Firing With Green Slabs, Etc.


| January/February 1960



219 Hubbard Street Fort Myers, Florida

On- page 7 of the July-August issue is a comment on the Case setting on a Dutch Oven like a hen on the nest. I am enclosing a clipping from June 7, 1959 Tampa Sunday Tribune to throw a little more light on burning green slabs. Several years ago some furnace builders figured they could go the original boiler builders one better and get more steam out of a given size boiler. They raised the boiler sometimes as much as three feet higher from the grates to give a greater fire space. And what extra steam they got was at a loss, unless the fuel was oil. With too much fire-space, the fire lost its heat before going through the tubes, which are the main source of steam.

That same mistake was made only a few years back at a place where a 135 H.P. H.R.T. boiler was set in a high furnace to be fired with slabs. The very necessary high bridge wall held down the length of slabs being burned and was plenty of trouble to keep built up. Finally, when it became necessary to install another boiler, I pointed out that other lower hung boilers that the company owned steamed easier, and the new one went in with its original 24' fire space.

FIRING WITH GREEN SLABS

'In this modern day of liquid fuels that don't fizz and throw sparks, the old-time fireman who fired with green slabs and kept the steam gauge needle pointed skyward are becoming hard to find.
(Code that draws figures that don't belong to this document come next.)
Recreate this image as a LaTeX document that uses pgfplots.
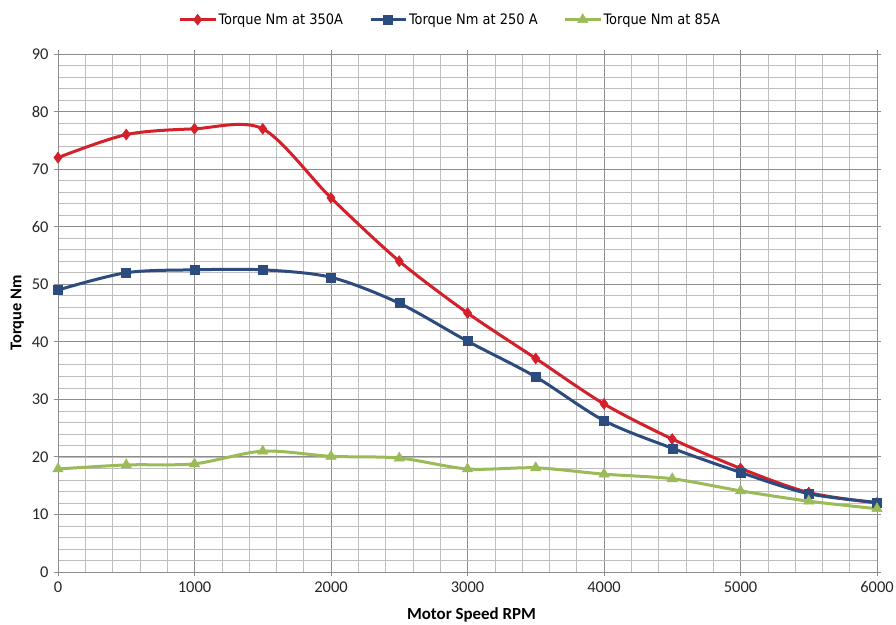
\documentclass[border=0pt]{standalone}
\usepackage{fontspec}
\setmainfont{Carlito}
\newfontfamily\legfont{DejaVu Sans Condensed}
\usepackage{pgfplots}
\pgfplotsset{compat=1.18}
\definecolor{cred}{HTML}{D3202A}
\definecolor{cblue}{HTML}{2C4B7E}
\definecolor{cgreen}{HTML}{9BBB59}
\definecolor{gmaj}{HTML}{8C8C8C}
\definecolor{gmin}{HTML}{BDBDBD}
\begin{document}
\begin{tikzpicture}
\begin{axis}[
  scale only axis,
  width=819bp, height=518bp,
  xmin=0, xmax=6000, ymin=0, ymax=90,
  xtick={0,1000,...,6000},
  ytick={0,10,...,90},
  minor xtick={200,400,...,5800},
  minor ytick={2,4,...,88},
  grid=both,
  major grid style={draw=gmaj, line width=0.8bp},
  minor grid style={draw=gmin, line width=0.6bp},
  axis line style={draw=gmaj, line width=0.9bp},
  tick align=outside,
  major tick length=4bp, minor tick length=0pt,
  tick style={draw=gmaj, line width=0.8bp},
  /pgf/number format/assume math mode=true,
  /pgf/number format/1000 sep={},
  ticklabel style={font=\fontsize{16.5}{18}\selectfont, text=black!85},
  xticklabel style={yshift=-2bp},
  yticklabel style={xshift=-2bp},
  xlabel={\textbf{Motor Speed RPM}},
  ylabel={\textbf{Torque Nm}},
  xlabel style={font=\fontsize{17}{19}\selectfont, at={(ticklabel cs:0.5)}, anchor=north, yshift=-8bp, xshift=4bp},
  ylabel style={font=\fontsize{16.5}{18}\selectfont, yshift=1bp},
  legend columns=3,
  legend style={at={(0.479,1.0)}, anchor=south, yshift=24bp, draw=none, fill=none,
    font=\legfont\fontsize{14.5}{16}\selectfont,
    /tikz/every even column/.append style={column sep=24bp},
    /tikz/every odd column/.append style={column sep=0bp}},
  legend cell align=left,
  legend image code/.code={
    \draw[#1, smooth=false, mark repeat=2, mark phase=2] plot coordinates {(0bp,0bp) (17.5bp,0bp) (35bp,0bp)};
  },
  every axis plot/.append style={line width=3bp, smooth, tension=0.5},
]
\addplot[cred, mark=diamond*, mark size=5.5bp, mark options={line width=0.5bp, fill=cred}] coordinates {
(0,72) (500,76) (1000,77) (1500,77) (2000,65) (2500,54) (3000,45) (3500,37.1) (4000,29.2) (4500,23.1) (5000,18) (5500,13.8) (6000,12)};
\addlegendentry{Torque Nm at 350A}
\addplot[cblue, mark=square*, mark size=4.5bp, mark options={line width=0.5bp, fill=cblue}] coordinates {
(0,49) (500,52) (1000,52.5) (1500,52.5) (2000,51.2) (2500,46.7) (3000,40.1) (3500,33.9) (4000,26.3) (4500,21.5) (5000,17.3) (5500,13.6) (6000,12.1)};
\addlegendentry{Torque Nm at 250 A}
\addplot[cgreen, mark=triangle*, mark size=6bp, mark options={line width=0.5bp, fill=cgreen}] coordinates {
(0,17.9) (500,18.6) (1000,18.8) (1500,21) (2000,20.1) (2500,19.8) (3000,17.9) (3500,18.1) (4000,17) (4500,16.2) (5000,14.1) (5500,12.3) (6000,11)};
\addlegendentry{Torque Nm at 85A}
\end{axis}
\pgfresetboundingbox
\useasboundingbox ([xshift=-58bp,yshift=-53bp]current axis.south west) rectangle ([xshift=19bp,yshift=54bp]current axis.north east);
\end{tikzpicture}
\end{document}
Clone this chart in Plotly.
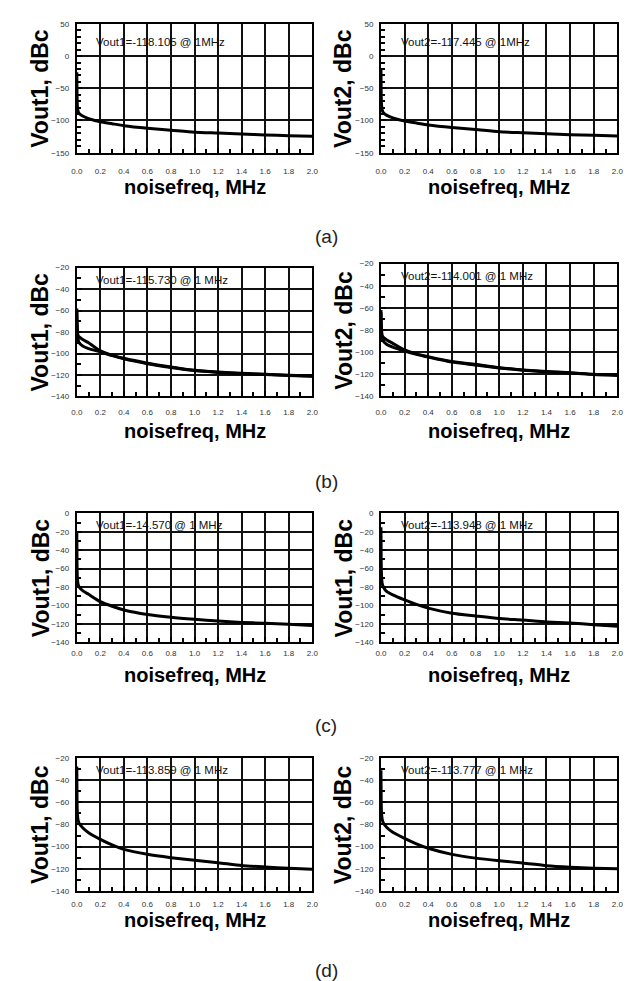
import plotly.graph_objects as go

# ---------------- data ----------------
freq = [0.0, 0.002, 0.005, 0.01, 0.02, 0.05, 0.1, 0.2, 0.3, 0.4, 0.6, 0.8, 1.0, 1.2, 1.4, 1.6, 1.8, 2.0]

a_vout1 = [-25, -60, -78, -85, -89, -93, -97, -102, -105, -108, -112, -115, -118.1, -119.5, -121, -122.5, -123.5, -124.5]
a_vout2 = [-20, -58, -76, -83, -88, -92, -96, -101, -104, -107, -111, -114, -117.4, -119, -120.5, -122, -123, -124]

b_vout1_a = [-58, -70, -78, -83, -84.5, -87, -90, -97.5, -101.5, -104.5, -109, -112.5, -115.7, -117.3, -118.5, -119.3, -120.2, -121]
b_vout1_b = [-60, -72, -80, -86, -90, -93, -95.5, -98.5, -102, -105, -109.5, -113, -115.9, -117.6, -118.8, -119.6, -120.5, -121.2]
b_vout2_a = [-62, -72, -80, -85, -86.5, -89, -92, -98, -101.5, -104, -108.5, -111, -114.0, -116, -117.5, -118.5, -120, -120.7]
b_vout2_b = [-64, -74, -82, -87, -90, -93, -95.5, -99, -102, -104.5, -109, -111.5, -114.2, -116.3, -117.8, -118.8, -120.2, -121]

c_vout1 = [-21, -55, -70, -76.5, -80, -84, -88, -96, -101, -105, -110, -113, -115.2, -117, -118.5, -119.5, -120.6, -122]
c_vout2 = [-15, -52, -68, -76, -80, -85, -88.5, -94, -99, -103, -108.5, -111.5, -114.3, -116, -118, -119.2, -121, -122.6]

d_vout1 = [-27.5, -58, -70, -75.5, -79, -83, -87.5, -93.5, -98.5, -102.5, -107, -110, -112.4, -114.5, -117, -118.4, -119.6, -120.5]
d_vout2 = [-31, -58, -70, -75, -78.5, -82.7, -87, -92.5, -97.5, -101.5, -107, -110.4, -112.8, -114.8, -117.2, -118.6, -119.5, -120]

x_ticks = [0.0, 0.2, 0.4, 0.6, 0.8, 1.0, 1.2, 1.4, 1.6, 1.8, 2.0]
x_ticklabels = ["0.0", "0.2", "0.4", "0.6", "0.8", "1.0", "1.2", "1.4", "1.6", "1.8", "2.0"]

y_ranges = {"a": (-150, 50, 50, 10), "b": (-140, -20, 20, 10), "c": (-140, 0, 20, 10), "d": (-140, -20, 20, 10)}

panel_labels = ["(a)", "(b)", "(c)", "(d)"]
note_texts = [
    ("Vout1=-118.105 @ 1MHz", "Vout2=-117.445 @ 1MHz"),
    ("Vout1=-115.730 @ 1 MHz", "Vout2=-114.001 @ 1 MHz"),
    ("Vout1=-14.570 @ 1 MHz", "Vout2=-113.948 @ 1 MHz"),
    ("Vout1=-113.859 @ 1 MHz", "Vout2=-113.777 @ 1 MHz"),
]
y_titles = [
    ("Vout1, dBc", "Vout2, dBc"),
    ("Vout1, dBc", "Vout2, dBc"),
    ("Vout1, dBc", "Vout1, dBc"),
    ("Vout1, dBc", "Vout2, dBc"),
]
x_title = "noisefreq, MHz"

series = [
    ([a_vout1], [a_vout2]),
    ([b_vout1_a, b_vout1_b], [b_vout2_a, b_vout2_b]),
    ([c_vout1], [c_vout2]),
    ([d_vout1], [d_vout2]),
]

# ---------------- layout geometry (pixels) ----------------
W, H = 637, 981
col_x = [(64, 304), (374, 615)]
row_y = [(12, 142), (258, 388), (506, 636), (753, 887)]
row_y_right = [(12, 142), (254, 388), (506, 636), (753, 887)]
xlab_standoff = [10, 7, 2, 5]
xtitle_y = [177, 423, 669, 916]
plabel_y = [227, 474, 720, 967]

def px(x):
    return x / W

def py(y):
    return 1 - y / H

fig = go.Figure()
keys = ["a", "b", "c", "d"]
ax = 0
for r in range(4):
    lo, hi, dt, mdt = y_ranges[keys[r]]
    for c in range(2):
        ax += 1
        xa = "x" if ax == 1 else f"x{ax}"
        ya = "y" if ax == 1 else f"y{ax}"
        ys = series[r][c]
        for yv in ys:
            fig.add_trace(go.Scatter(x=freq, y=yv, mode="lines", line=dict(color="black", width=3, shape="spline", smoothing=0.6),
                                     xaxis=xa, yaxis=ya, showlegend=False, hoverinfo="skip"))
        x0, x1 = col_x[c]
        ry = row_y if c == 0 else row_y_right
        y0, y1 = ry[r]
        common = dict(showline=True, linecolor="black", linewidth=2, mirror=True,
                      showgrid=True, gridcolor="#111", gridwidth=2, zeroline=False,
                      ticks="inside", ticklen=5, tickwidth=1.5, tickcolor="black",
                      tickfont=dict(family="Liberation Sans, Arial", size=8, color="#333"))
        fig.layout[f"xaxis{ax if ax > 1 else ''}"] = dict(
            domain=[px(x0), px(x1)], anchor=ya, range=[0, 2.0],
            tickvals=x_ticks, ticktext=x_ticklabels,
            ticklabelstandoff=xlab_standoff[r],
            minor=dict(ticks="inside", dtick=0.1, ticklen=4, tickcolor="black", tickwidth=1.5, showgrid=False),
            **common)
        fig.layout[f"yaxis{ax if ax > 1 else ''}"] = dict(
            domain=[py(y1), py(y0)], anchor=xa, range=[lo, hi], dtick=dt, tick0=0,
            ticklabelstandoff=4,
            minor=dict(ticks="inside", dtick=mdt, ticklen=4, tickcolor="black", tickwidth=1.5, showgrid=False),
            **common)
        # note text
        fig.add_annotation(x=px(x0 + 18), y=py(y0 + 18 if r == 0 else y0 + 12), xref="paper", yref="paper",
                           text=note_texts[r][c], showarrow=False, xanchor="left", yanchor="middle",
                           font=dict(family="Liberation Sans, Arial", size=11.5, color="#111"))
        # y title
        fig.add_annotation(x=px(27 if c == 0 else 336), y=py((y0 + y1) / 2), xref="paper", yref="paper",
                           text=f"<b>{y_titles[r][c]}</b>", textangle=-90, showarrow=False,
                           xanchor="center", yanchor="middle",
                           font=dict(family="Liberation Sans, Arial", size=23, color="black"))
        # x title
        fig.add_annotation(x=px((x0 + x1) / 2), y=py(xtitle_y[r]), xref="paper", yref="paper",
                           text=f"<b>{x_title}</b>", showarrow=False, xanchor="center", yanchor="middle",
                           font=dict(family="Liberation Sans, Arial", size=20, color="black"))
    fig.add_annotation(x=px(318), y=py(plabel_y[r]), xref="paper", yref="paper", text=panel_labels[r],
                       showarrow=False, xanchor="center", yanchor="middle",
                       font=dict(family="Liberation Sans, Arial", size=19, color="#222"))

fig.update_layout(width=W, height=H, margin=dict(l=0, r=0, t=0, b=0),
                  paper_bgcolor="white", plot_bgcolor="white", showlegend=False)

fig.write_html("out.html")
'Burning green pine slabs fresh from the saw was an art in those days. And keeping steam with green cypress was little short of a miracle. But it has been done.

'I used to fire a 20-horsepower Peerless boiler with a 20-horsepower engine mounted on top of it That did not give any reserve steam and our fuel was green cypress slabs. All the way we could keep steam was to watch the roller bed and grab every thin slab with bark on it. We cut the slab into short pieces on the butting saw and split it fine. By the time the bark singed off, the wood was dry enough to burn.